A Revista de Relações Internacionais define como “manutenção da segurança do Estado em um ambiente hostil e onde o poder e a política de poder são vistas como o principal objetivo dos líderes”.

Nascida em uma família judia da Baviera, na Alemanha, Kissinger foi para os EUA em 1938, fugindo do governo de Adolf Hitler.
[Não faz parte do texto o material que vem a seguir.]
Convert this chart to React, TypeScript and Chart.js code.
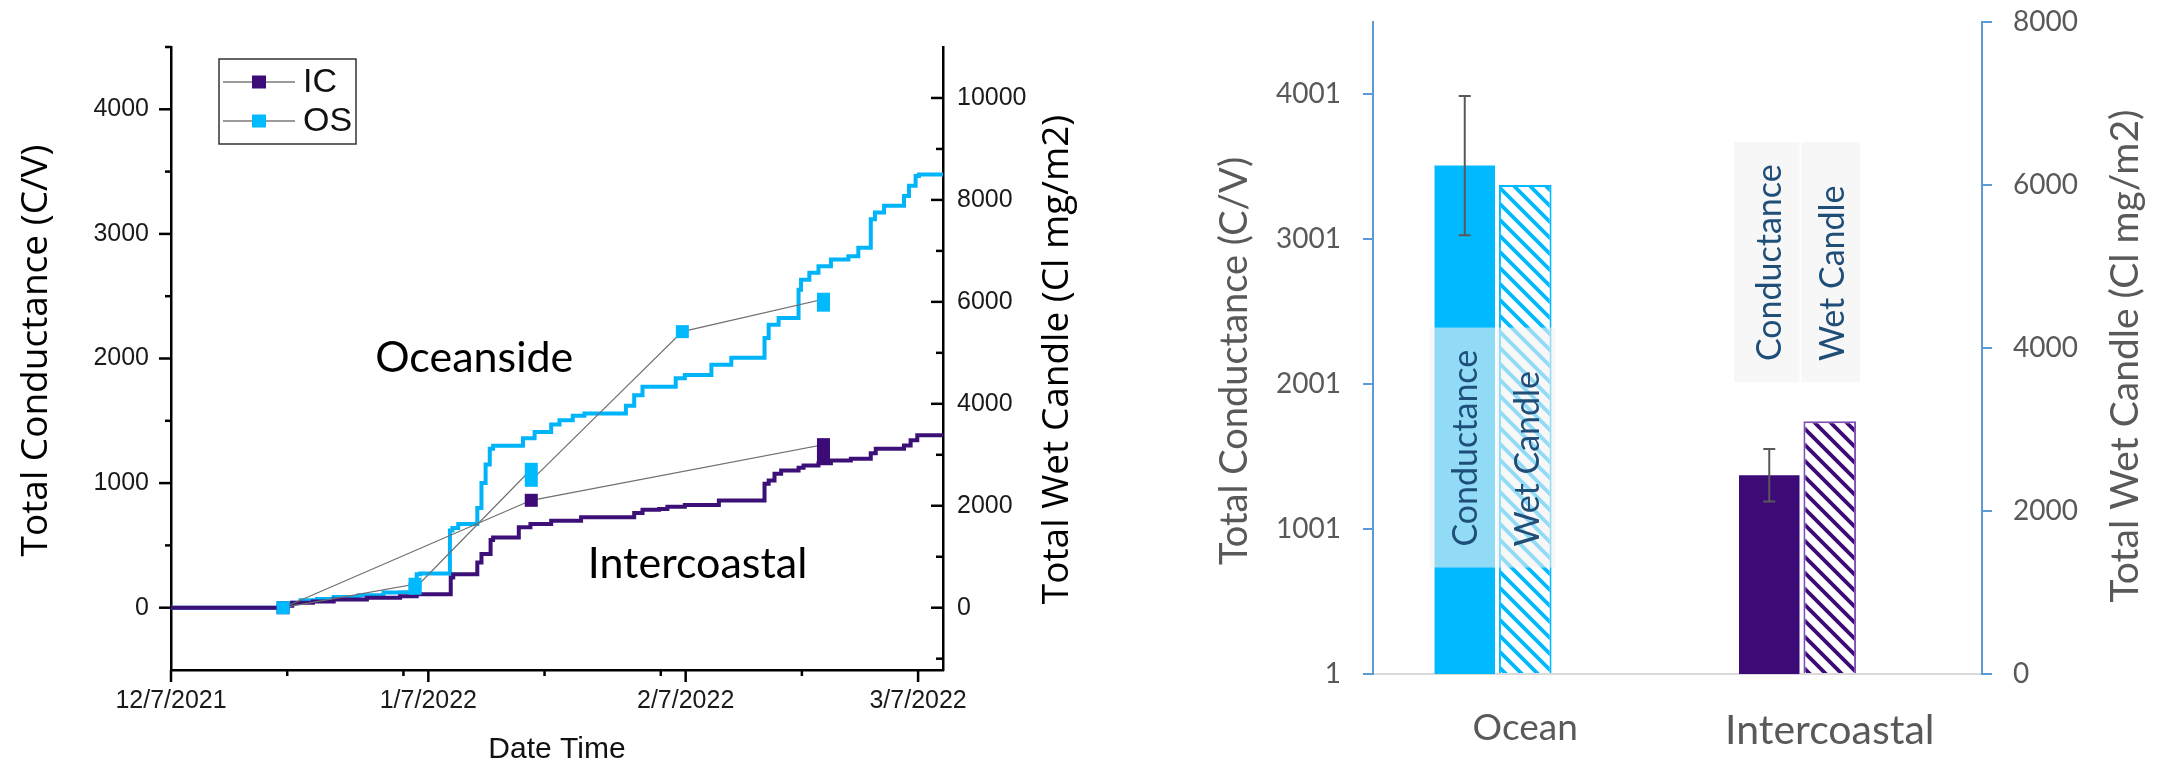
import React, { useEffect, useRef } from 'react';
import { Chart, registerables } from 'chart.js';

Chart.register(...registerables);

// ---------- Left panel: cumulative series (x = days since 12/7/2021) ----------
const osDays = [0, 13.9, 14.6, 15.6, 17.6, 19.6, 22.6, 25.6, 27.6, 29.1, 29.6, 30.0, 33.6, 33.9, 34.6, 36.9, 37.4, 37.9, 38.4, 38.8, 42.4, 43.8, 45.8, 46.8, 48.4, 49.8, 54.8, 55.8, 56.8, 60.8, 61.9, 65.1, 67.5, 71.5, 72.0, 73.2, 75.6, 75.9, 76.9, 78.0, 79.5, 81.6, 82.8, 84.3, 84.8, 85.9, 88.3, 88.9, 89.7, 90.1, 93];
const osConductance = [0, 0, 20, 40, 59, 70, 85, 100, 121, 125, 200, 269, 275, 620, 640, 672, 800, 1000, 1150, 1276, 1300, 1360, 1410, 1470, 1504, 1540, 1558, 1620, 1706, 1773, 1841, 1867, 1950, 2006, 2165, 2271, 2326, 2552, 2633, 2688, 2741, 2795, 2820, 2889, 3117, 3171, 3225, 3305, 3386, 3464, 3477];
const icDays = [0, 13.9, 14.6, 17.1, 19.6, 23.6, 27.6, 29.6, 33.7, 34.0, 34.6, 36.9, 37.4, 38.5, 38.8, 41.9, 43.3, 45.8, 49.4, 55.8, 56.8, 58.8, 59.8, 61.9, 66.0, 71.5, 72.0, 72.7, 73.5, 75.6, 76.2, 78.0, 79.5, 81.9, 84.3, 84.9, 88.3, 89.1, 89.9, 90.3, 93];
const icConductance = [0, 0, 15, 40, 50, 65, 80, 92, 107, 242, 269, 269, 363, 430, 543, 564, 645, 671, 698, 725, 760, 786, 793, 811, 825, 860, 994, 1020, 1075, 1102, 1123, 1141, 1160, 1182, 1195, 1240, 1276, 1302, 1344, 1384, 1384];
const osCandleDays = [13.5, 29.4, 29.4, 43.4, 43.4, 61.6, 78.6, 78.6];
const osCandleValues = [0, 461, 382, 2715, 2499, 5416, 6052, 5935];
const icCandleDays = [13.5, 43.4, 78.6, 78.6, 78.6];
const icCandleValues = [0, 2107, 3199, 3065, 2930];
const dateTickDays = [0, 31, 62, 90];
const dateTickLabels = ['12/7/2021', '1/7/2022', '2/7/2022', '3/7/2022'];
const dateMinorDays = [14, 28, 45, 59, 76];
const conductanceTicks = [0, 1000, 2000, 3000, 4000];
const conductanceMinor = [500, 1500, 2500, 3500, 4500];
const candleTicks = [0, 2000, 4000, 6000, 8000, 10000];
const candleMinor = [-1000, 1000, 3000, 5000, 7000, 9000];
const legendLabels = ['IC', 'OS'];

// ---------- Right panel: totals per site ----------
const sites = ['Ocean', 'Intercoastal'];
const siteConductance = [3510, 1373];
const siteConductanceErr = [480, 181];
const siteWetCandle = [6000, 3100];
const barConductanceTicks = [1, 1001, 2001, 3001, 4001];
const seriesLabels = ['Conductance', 'Wet Candle'];

const CYAN = '#00B9FF';
const PURPLE = '#3D0B78';
const CYAN_LINE = '#00B4FA';
const PURPLE_LINE = '#3C1077';

function vText(ctx: CanvasRenderingContext2D, text: string, x: number, y: number, font: string, color: string, align: CanvasTextAlign = 'center') {
  ctx.save();
  ctx.translate(x, y);
  ctx.rotate(-Math.PI / 2);
  ctx.font = font;
  ctx.fillStyle = color;
  ctx.textAlign = align;
  ctx.textBaseline = 'alphabetic';
  ctx.fillText(text, 0, 0);
  ctx.restore();
}

function makeHatch(color: string): CanvasPattern {
  const c = document.createElement('canvas');
  c.width = 16;
  c.height = 16;
  const g = c.getContext('2d')!;
  g.fillStyle = '#ffffff';
  g.fillRect(0, 0, 16, 16);
  g.strokeStyle = color;
  g.lineWidth = 3.8;
  g.beginPath();
  g.moveTo(-4, -4); g.lineTo(20, 20);
  g.moveTo(-4, 12); g.lineTo(4, 20);
  g.moveTo(12, -4); g.lineTo(20, 4);
  g.stroke();
  return g.createPattern(c, 'repeat')!;
}

const noVPad = (s: any, w: number) => {
  s.width = w;
  s.paddingTop = 0;
  s.paddingBottom = 0;
};

const leftDecor = {
  id: 'leftDecor',
  afterDraw(chart: any) {
    const ctx: CanvasRenderingContext2D = chart.ctx;
    const a = chart.chartArea;
    const sx = chart.scales.x, sy = chart.scales.y, sy2 = chart.scales.y2;
    ctx.save();
    ctx.strokeStyle = '#000';
    ctx.lineWidth = 2.5;
    const seg = (x1: number, y1: number, x2: number, y2: number) => {
      ctx.beginPath(); ctx.moveTo(x1, y1); ctx.lineTo(x2, y2); ctx.stroke();
    };
    conductanceTicks.forEach(v => { const p = sy.getPixelForValue(v); seg(a.left - 12, p, a.left, p); });
    conductanceMinor.forEach(v => { const p = sy.getPixelForValue(v); seg(a.left - 6, p, a.left, p); });
    candleTicks.forEach(v => { const p = sy2.getPixelForValue(v); seg(a.right, p, a.right - 12, p); });
    candleMinor.forEach(v => { const p = sy2.getPixelForValue(v); seg(a.right, p, a.right - 7, p); });
    dateTickDays.forEach(v => { const p = sx.getPixelForValue(v); seg(p, a.bottom, p, a.bottom + 12); });
    dateMinorDays.forEach(v => { const p = sx.getPixelForValue(v); seg(p, a.bottom, p, a.bottom + 6); });

    // legend
    const bx = a.left + 48, by = a.top + 12;
    ctx.lineWidth = 1.5;
    ctx.strokeStyle = '#333';
    ctx.strokeRect(bx, by, 137, 85);
    const rows = [a.top + 35, a.top + 74];
    const cols = [PURPLE, CYAN];
    rows.forEach((ry, i) => {
      ctx.strokeStyle = '#7a7a7a';
      ctx.lineWidth = 1.5;
      seg(bx + 4, ry, bx + 76, ry);
      ctx.fillStyle = cols[i];
      ctx.fillRect(bx + 33, ry - 6.5, 14, 13);
      ctx.fillStyle = '#111';
      ctx.font = '34px "Liberation Sans", Arial, sans-serif';
      ctx.textAlign = 'left';
      ctx.textBaseline = 'middle';
      ctx.fillText(legendLabels[i], bx + 84, ry + 1);
    });

    // axis titles
    const cy = (a.top + a.bottom) / 2;
    vText(ctx, 'Total Conductance (C/V)', a.left - 124, cy - 8, '37px "Open Sans", sans-serif', '#000');
    vText(ctx, 'Total Wet Candle (Cl mg/m2)', a.right + 125, cy + 1, '37px "Open Sans", sans-serif', '#000');
    ctx.font = '30px "Liberation Sans", Arial, sans-serif';
    ctx.fillStyle = '#111';
    ctx.textAlign = 'center';
    ctx.textBaseline = 'alphabetic';
    ctx.fillText('Date Time', (a.left + a.right) / 2, a.bottom + 88);

    // site annotations
    ctx.font = '43px Lato, sans-serif';
    ctx.fillStyle = '#000';
    ctx.textAlign = 'left';
    ctx.fillText('Oceanside', sx.getPixelForValue(24.6), sy.getPixelForValue(1892));
    ctx.fillText('Intercoastal', sx.getPixelForValue(50.2), sy.getPixelForValue(238));
    ctx.restore();
  },
};

const rightDecor = {
  id: 'rightDecor',
  afterDatasetsDraw(chart: any) {
    const ctx: CanvasRenderingContext2D = chart.ctx;
    const sy = chart.scales.y;
    const m0 = chart.getDatasetMeta(0), m1 = chart.getDatasetMeta(1);
    const mids = [1564, 2844];
    ctx.save();
    sites.forEach((_, i) => {
      const b0 = m0.data[i], b1 = m1.data[i];
      const cy = sy.getPixelForValue(mids[i]);
      const top = cy - 120, bottom = cy + 120;
      ctx.fillStyle = 'rgba(242,242,242,0.6)';
      ctx.fillRect(b0.x - b0.width / 2 - 5, top, b0.width + 5, 240);
      ctx.fillRect(b1.x - b1.width / 2 - 2, top, b1.width + 6, 240);
      vText(ctx, seriesLabels[0], b0.x + 12, bottom - 21, '34px Lato, sans-serif', '#1F4E79', 'left');
      vText(ctx, seriesLabels[1], b1.x + 14, bottom - 21, '34px Lato, sans-serif', '#1F4E79', 'left');
    });
    // error bars
    ctx.strokeStyle = '#595959';
    ctx.lineWidth = 2;
    sites.forEach((_, i) => {
      const b0 = m0.data[i];
      const yt = sy.getPixelForValue(siteConductance[i] + siteConductanceErr[i]);
      const yb = sy.getPixelForValue(siteConductance[i] - siteConductanceErr[i]);
      ctx.beginPath();
      ctx.moveTo(b0.x, yt); ctx.lineTo(b0.x, yb);
      ctx.moveTo(b0.x - 6, yt); ctx.lineTo(b0.x + 6, yt);
      ctx.moveTo(b0.x - 6, yb); ctx.lineTo(b0.x + 6, yb);
      ctx.stroke();
    });
    ctx.restore();
  },
  afterDraw(chart: any) {
    const ctx: CanvasRenderingContext2D = chart.ctx;
    const a = chart.chartArea;
    vText(ctx, 'Total Conductance (C/V)', a.left - 126, 361, '38px Lato, sans-serif', '#595959');
    vText(ctx, 'Total Wet Candle (Cl mg/m2)', a.right + 156, 356, '39px Lato, sans-serif', '#595959');
  },
};

export default function App() {
  const leftRef = useRef<HTMLCanvasElement>(null);
  const rightRef = useRef<HTMLCanvasElement>(null);

  useEffect(() => {
    const pts = (xs: number[], ys: number[]) => xs.map((x, i) => ({ x, y: ys[i] }));
    const tickFont = { family: '"Liberation Sans", Arial, sans-serif', size: 25 };

    const left = new Chart(leftRef.current!, {
      type: 'line',
      data: {
        datasets: [
          {
            label: 'OS wet candle', data: pts(osCandleDays, osCandleValues), yAxisID: 'y2',
            borderColor: '#6f6f6f', borderWidth: 1.2, pointStyle: 'rect', pointRadius: 9.2,
            pointBackgroundColor: CYAN, pointBorderColor: CYAN, pointBorderWidth: 0, tension: 0,
          },
          {
            label: 'IC wet candle', data: pts(icCandleDays, icCandleValues), yAxisID: 'y2',
            borderColor: '#6f6f6f', borderWidth: 1.2, pointStyle: 'rect', pointRadius: 9.2,
            pointBackgroundColor: PURPLE, pointBorderColor: PURPLE, pointBorderWidth: 0, tension: 0,
          },
          {
            label: 'IC', data: pts(icDays, icConductance), yAxisID: 'y',
            borderColor: PURPLE_LINE, borderWidth: 4, pointRadius: 0, stepped: 'after',
          },
          {
            label: 'OS', data: pts(osDays, osConductance), yAxisID: 'y',
            borderColor: CYAN_LINE, borderWidth: 4, pointRadius: 0, stepped: 'after',
          },
        ],
      },
      options: {
        responsive: false,
        animation: false,
        events: [],
        layout: { padding: { top: 47, left: 0, right: 0, bottom: 0 } },
        plugins: { legend: { display: false }, tooltip: { enabled: false } },
        scales: {
          x: {
            type: 'linear', position: 'bottom', min: 0, max: 93,
            afterBuildTicks: (s: any) => { s.ticks = dateTickDays.map(v => ({ value: v })); },
            afterFit: (s: any) => { s.height = 94; },
            grid: { display: false, drawTicks: false },
            border: { display: true, color: '#000', width: 2.5 },
            ticks: {
              autoSkip: false, maxRotation: 0, minRotation: 0, padding: 16, font: tickFont, color: '#1a1a1a',
              callback: (_v: any, i: number) => dateTickLabels[i],
            },
          },
          y: {
            type: 'linear', position: 'left', min: -500, max: 4500,
            afterBuildTicks: (s: any) => { s.ticks = conductanceTicks.map(v => ({ value: v })); },
            afterFit: (s: any) => noVPad(s, 171),
            grid: { display: false, drawTicks: false },
            border: { display: true, color: '#000', width: 2.5 },
            ticks: { padding: 22, font: tickFont, color: '#1a1a1a', callback: (v: any) => String(v) },
          },
          y2: {
            type: 'linear', position: 'right', min: -1222, max: 11000,
            afterBuildTicks: (s: any) => { s.ticks = candleTicks.map(v => ({ value: v })); },
            afterFit: (s: any) => noVPad(s, 177),
            grid: { display: false, drawTicks: false },
            border: { display: true, color: '#000', width: 2.5 },
            ticks: { padding: 14, font: tickFont, color: '#1a1a1a', callback: (v: any) => String(v) },
          },
        },
      } as any,
      plugins: [leftDecor],
    });

    const hatchCyan = makeHatch(CYAN);
    const hatchPurple = makeHatch(PURPLE);
    const catPct = 0.596;
    const right = new Chart(rightRef.current!, {
      type: 'bar',
      data: {
        labels: sites,
        datasets: [
          {
            label: seriesLabels[0], data: siteConductance, yAxisID: 'y',
            backgroundColor: [CYAN, PURPLE], borderWidth: 0,
            barPercentage: 1.0, categoryPercentage: catPct,
          },
          {
            label: seriesLabels[1], data: siteWetCandle, yAxisID: 'y2',
            backgroundColor: [hatchCyan, hatchPurple], borderColor: [CYAN, '#7E50B4'], borderWidth: 2,
            barPercentage: 0.87, categoryPercentage: catPct,
          },
          {
            label: '', data: [null, null], yAxisID: 'y',
            barPercentage: 1.0, categoryPercentage: catPct,
          },
        ],
      },
      options: {
        responsive: false,
        animation: false,
        events: [],
        layout: { padding: { top: 22, left: 0, right: 0, bottom: 0 } },
        plugins: { legend: { display: false }, tooltip: { enabled: false } },
        scales: {
          x: {
            type: 'category',
            afterFit: (s: any) => { s.height = 90; },
            grid: { display: false, drawTicks: false },
            border: { display: true, color: '#D9D9D9', width: 2 },
            ticks: {
              padding: 32, color: '#595959',
              font: (c: any) => ({ family: 'Lato, sans-serif', size: c.index === 0 ? 37 : 41 }),
            },
          },
          y: {
            type: 'linear', position: 'left', min: 1, max: 4501,
            afterBuildTicks: (s: any) => { s.ticks = barConductanceTicks.map(v => ({ value: v })); },
            afterFit: (s: any) => noVPad(s, 253),
            grid: { display: true, drawOnChartArea: false, drawTicks: true, tickLength: 10, color: '#5B9BD5', lineWidth: 2 },
            border: { display: true, color: '#5B9BD5', width: 2 },
            ticks: { padding: 22, color: '#595959', font: { family: 'Lato, sans-serif', size: 28 }, callback: (v: any) => String(v) },
          },
          y2: {
            type: 'linear', position: 'right', min: 0, max: 8000,
            ticks: { stepSize: 2000, padding: 21, color: '#595959', font: { family: 'Lato, sans-serif', size: 28 }, callback: (v: any) => String(v) },
            afterFit: (s: any) => noVPad(s, 183),
            grid: { display: true, drawOnChartArea: false, drawTicks: true, tickLength: 10, color: '#5B9BD5', lineWidth: 2 },
            border: { display: true, color: '#5B9BD5', width: 2 },
          },
        },
      } as any,
      plugins: [rightDecor],
    });

    return () => {
      left.destroy();
      right.destroy();
    };
  }, []);

  return (
    <div style={{ position: 'absolute', left: 0, top: 0, width: 2165, height: 764, background: '#ffffff', overflow: 'hidden' }}>
      <canvas ref={leftRef} width={1120} height={764} style={{ position: 'absolute', left: 0, top: 0, width: 1120, height: 764 }} />
      <canvas ref={rightRef} width={1045} height={764} style={{ position: 'absolute', left: 1120, top: 0, width: 1045, height: 764 }} />
    </div>
  );
}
Atuou na Segunda Guerra Mundial e, após isso, resolveu estudar Ciências Políticas.

Em 1957, publicou o livro "Armas Nucleares e Política Externa", no qual fala da possibilidade de uma “guerra nuclear limitada", ou seja, que utilize o arsenal, mas sem ameaçar o fim da humanidade.

Com a repercussão da obra , foi convidado pelo presidente Richard Nixon para exercer o cargo de conselheiro de Segurança Nacional, em 1968. Logo após, virou secretário de Estado de Nixon.

Durante esse período, ele foi um dos principais artífices do descongelamento das relações dos Estados Unidos com a China e articulou secretamente a histórica viagem de Nixon a Pequim em 1972.

Com a renúncia de Nixon, provocado pelo caso de corrupção “Watergate”, sua influência diminuiu, mas seguiu com o mesmo cargo no governo do presidente seguinte, Gerald Ford.

Seguiu atuando na política pelo resto da vida, considerado por alguns um grande estrategista e por outros um criminoso de guerra. Nos últimos anos de vida, alguns países chegaram a pedir sua prisão.